Já são três temporadas guiando os carros de Faenza, tantos anos quanto Buemi e Alguersuari. E vocês sabem o que aconteceu com a antiga dupla ao fim do terceiro ano: demissão. E olha que duraram bastante: Liuzzi, Speed e Bourdais demoraram menos ainda para garantir o seguro desemprego. Ao contrário da Ferrari ou da Mercedes, a Toro Rosso não é conhecida pela longa duração dos contratos.

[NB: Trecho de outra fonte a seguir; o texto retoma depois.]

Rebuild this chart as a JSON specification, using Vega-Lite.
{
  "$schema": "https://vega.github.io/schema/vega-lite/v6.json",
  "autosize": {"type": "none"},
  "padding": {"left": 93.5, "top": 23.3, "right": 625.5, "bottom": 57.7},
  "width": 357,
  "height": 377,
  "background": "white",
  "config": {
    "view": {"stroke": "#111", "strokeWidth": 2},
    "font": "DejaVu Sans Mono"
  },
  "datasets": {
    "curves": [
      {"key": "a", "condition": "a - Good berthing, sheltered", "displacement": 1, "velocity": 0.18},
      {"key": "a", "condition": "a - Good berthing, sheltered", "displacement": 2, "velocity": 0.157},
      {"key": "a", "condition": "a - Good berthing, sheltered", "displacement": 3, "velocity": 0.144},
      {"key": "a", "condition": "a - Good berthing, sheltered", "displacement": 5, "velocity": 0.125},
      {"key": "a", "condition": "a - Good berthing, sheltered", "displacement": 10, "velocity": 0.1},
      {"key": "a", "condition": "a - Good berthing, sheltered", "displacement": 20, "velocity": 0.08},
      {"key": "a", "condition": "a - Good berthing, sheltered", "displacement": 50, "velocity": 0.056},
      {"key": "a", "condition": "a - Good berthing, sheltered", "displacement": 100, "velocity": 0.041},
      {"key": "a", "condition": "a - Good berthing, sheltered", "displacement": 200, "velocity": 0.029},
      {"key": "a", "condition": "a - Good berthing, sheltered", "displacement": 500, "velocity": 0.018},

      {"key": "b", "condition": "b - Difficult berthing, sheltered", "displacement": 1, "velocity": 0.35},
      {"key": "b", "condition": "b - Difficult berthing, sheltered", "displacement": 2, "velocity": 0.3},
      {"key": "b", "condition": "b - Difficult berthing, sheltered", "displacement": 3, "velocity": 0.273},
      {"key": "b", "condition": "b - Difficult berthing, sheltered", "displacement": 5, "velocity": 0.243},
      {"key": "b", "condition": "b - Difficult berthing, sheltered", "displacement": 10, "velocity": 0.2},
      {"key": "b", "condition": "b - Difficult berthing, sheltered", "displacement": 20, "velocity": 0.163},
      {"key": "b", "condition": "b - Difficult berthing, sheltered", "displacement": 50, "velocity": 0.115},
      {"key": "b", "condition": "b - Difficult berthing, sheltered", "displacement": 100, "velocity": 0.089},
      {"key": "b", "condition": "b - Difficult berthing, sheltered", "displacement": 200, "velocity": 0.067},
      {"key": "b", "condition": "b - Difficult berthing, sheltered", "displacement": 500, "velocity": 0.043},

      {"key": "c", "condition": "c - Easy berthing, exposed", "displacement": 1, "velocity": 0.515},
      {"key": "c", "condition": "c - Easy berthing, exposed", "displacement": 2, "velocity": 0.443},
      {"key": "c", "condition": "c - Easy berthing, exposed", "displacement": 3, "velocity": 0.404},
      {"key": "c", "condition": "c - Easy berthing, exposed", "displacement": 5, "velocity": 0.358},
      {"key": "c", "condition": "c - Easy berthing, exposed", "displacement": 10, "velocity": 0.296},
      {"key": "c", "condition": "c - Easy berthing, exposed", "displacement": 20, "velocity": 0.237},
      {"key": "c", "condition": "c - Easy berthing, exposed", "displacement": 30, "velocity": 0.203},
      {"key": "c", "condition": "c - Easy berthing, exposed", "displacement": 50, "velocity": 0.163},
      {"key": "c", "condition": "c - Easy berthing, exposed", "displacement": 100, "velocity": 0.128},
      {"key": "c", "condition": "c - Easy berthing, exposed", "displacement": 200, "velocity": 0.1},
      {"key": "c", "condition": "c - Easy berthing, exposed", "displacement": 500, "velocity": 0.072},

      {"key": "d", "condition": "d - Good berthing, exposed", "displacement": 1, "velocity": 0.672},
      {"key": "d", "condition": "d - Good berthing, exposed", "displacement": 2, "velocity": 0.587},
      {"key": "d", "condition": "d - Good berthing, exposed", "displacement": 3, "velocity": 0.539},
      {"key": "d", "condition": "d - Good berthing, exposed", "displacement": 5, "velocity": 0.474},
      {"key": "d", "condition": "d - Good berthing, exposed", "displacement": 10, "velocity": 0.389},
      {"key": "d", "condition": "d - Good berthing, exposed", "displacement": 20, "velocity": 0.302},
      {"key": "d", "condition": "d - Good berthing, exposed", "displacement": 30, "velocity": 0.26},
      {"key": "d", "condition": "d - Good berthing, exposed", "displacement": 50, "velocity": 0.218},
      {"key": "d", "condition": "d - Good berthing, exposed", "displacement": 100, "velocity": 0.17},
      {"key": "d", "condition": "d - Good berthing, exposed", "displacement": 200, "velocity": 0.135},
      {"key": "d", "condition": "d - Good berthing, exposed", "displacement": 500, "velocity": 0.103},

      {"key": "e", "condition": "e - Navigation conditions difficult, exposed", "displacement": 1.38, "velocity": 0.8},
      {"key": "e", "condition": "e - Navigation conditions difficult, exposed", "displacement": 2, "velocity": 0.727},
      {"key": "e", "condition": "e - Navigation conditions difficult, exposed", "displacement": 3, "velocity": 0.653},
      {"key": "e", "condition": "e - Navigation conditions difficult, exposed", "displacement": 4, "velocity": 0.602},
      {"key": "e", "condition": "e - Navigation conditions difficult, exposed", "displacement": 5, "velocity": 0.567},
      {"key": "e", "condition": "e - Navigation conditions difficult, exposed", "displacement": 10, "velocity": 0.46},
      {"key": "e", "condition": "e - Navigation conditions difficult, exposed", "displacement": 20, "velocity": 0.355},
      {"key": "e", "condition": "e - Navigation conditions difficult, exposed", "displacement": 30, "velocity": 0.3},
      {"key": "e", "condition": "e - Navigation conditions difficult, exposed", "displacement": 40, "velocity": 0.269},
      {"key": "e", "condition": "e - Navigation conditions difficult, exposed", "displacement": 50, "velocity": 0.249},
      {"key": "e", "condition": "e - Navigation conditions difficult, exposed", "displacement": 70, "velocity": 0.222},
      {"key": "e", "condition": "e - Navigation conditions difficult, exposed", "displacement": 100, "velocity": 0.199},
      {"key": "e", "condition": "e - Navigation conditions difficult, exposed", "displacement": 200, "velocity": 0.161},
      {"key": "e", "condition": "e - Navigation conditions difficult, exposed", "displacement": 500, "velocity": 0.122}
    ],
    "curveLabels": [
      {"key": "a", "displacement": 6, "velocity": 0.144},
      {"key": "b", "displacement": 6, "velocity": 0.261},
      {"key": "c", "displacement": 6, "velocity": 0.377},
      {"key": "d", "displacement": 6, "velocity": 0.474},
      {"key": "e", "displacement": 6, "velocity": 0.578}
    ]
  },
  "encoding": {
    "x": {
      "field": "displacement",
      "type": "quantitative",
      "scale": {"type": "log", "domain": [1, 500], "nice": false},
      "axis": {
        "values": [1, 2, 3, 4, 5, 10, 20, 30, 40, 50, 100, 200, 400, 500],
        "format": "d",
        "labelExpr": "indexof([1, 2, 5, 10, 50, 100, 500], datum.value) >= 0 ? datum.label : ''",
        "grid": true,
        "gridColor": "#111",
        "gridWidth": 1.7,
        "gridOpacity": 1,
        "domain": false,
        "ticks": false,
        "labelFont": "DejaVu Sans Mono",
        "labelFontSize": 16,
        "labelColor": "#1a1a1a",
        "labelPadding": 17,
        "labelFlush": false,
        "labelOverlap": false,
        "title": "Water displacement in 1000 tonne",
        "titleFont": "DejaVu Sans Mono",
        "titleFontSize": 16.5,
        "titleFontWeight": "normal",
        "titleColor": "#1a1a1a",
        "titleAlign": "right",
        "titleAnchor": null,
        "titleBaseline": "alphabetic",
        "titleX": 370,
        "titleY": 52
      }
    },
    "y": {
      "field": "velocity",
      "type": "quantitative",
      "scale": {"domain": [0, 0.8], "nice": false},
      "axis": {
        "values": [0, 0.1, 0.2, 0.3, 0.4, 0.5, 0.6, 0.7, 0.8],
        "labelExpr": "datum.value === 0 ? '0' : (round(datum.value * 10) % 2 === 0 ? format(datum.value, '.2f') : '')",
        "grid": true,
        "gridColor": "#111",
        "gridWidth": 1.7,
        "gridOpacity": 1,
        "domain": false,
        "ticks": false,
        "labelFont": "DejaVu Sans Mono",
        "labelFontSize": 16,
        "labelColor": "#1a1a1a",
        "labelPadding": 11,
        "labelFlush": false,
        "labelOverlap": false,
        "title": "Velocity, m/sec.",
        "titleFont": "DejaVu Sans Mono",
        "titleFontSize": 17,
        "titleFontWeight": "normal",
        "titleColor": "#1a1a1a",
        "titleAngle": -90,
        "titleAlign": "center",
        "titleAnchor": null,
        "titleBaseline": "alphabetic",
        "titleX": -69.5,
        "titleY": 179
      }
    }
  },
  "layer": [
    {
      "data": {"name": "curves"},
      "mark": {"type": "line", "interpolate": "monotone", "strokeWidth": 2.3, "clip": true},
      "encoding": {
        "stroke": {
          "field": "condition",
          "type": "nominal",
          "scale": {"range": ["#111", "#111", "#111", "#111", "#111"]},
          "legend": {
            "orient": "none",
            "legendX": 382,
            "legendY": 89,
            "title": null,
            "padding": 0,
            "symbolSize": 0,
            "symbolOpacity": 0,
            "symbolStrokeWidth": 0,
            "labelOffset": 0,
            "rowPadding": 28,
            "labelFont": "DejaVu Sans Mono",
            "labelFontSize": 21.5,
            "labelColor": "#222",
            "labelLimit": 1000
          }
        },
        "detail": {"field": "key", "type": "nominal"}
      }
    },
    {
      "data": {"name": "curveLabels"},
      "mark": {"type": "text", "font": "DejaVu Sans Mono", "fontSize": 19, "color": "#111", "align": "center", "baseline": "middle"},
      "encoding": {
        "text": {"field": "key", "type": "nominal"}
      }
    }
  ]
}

Isso é uma grande pena. Mesmo. Vergne deu um show no GP da Hungria, segurando carros muito mais rápidos e que poderiam brigar pela vitória. É um piloto mais maduro, que vem tentando corrigir seus erros e defeitos de outrora. Pena que, creio eu, seja muito tarde. Acho que ele só não foi chutado em 2013 para que a STR não fosse obrigada a contar com dois novatos numa temporada com carros tão diferentes como a de 2014. Está lá para ser um parâmetro para Kvyat, não muito mais que isso. E ao  fim do GP de Abu Dhabi desse ano, esse dever estará terminado.

Quase uma babá
Mas vai sair para entrar quem? Bem, Carlos Sainz Jr é o nome mais provável. Já vem sendo cogitado na Caterham, ainda nesse ano, como parte do processo de amadurecimento (Ricciardo passou por isso com a Hispania em 2011). Daí em 2015 ele vai para a equipe júnior dos energéticos. Existem outros nomes bons no Red Bull Junior Team, mas creio que já seriam apostas para 2016 ou 2017 - Alex Lynn e Pierre Gasly.

É triste, mas não é novidade. As chances de vermos Vergne na F1 em 2015 vão diminuindo, mesmo que seus resultados venham crescendo. É o jeito da Toro Rosso de trabalhar.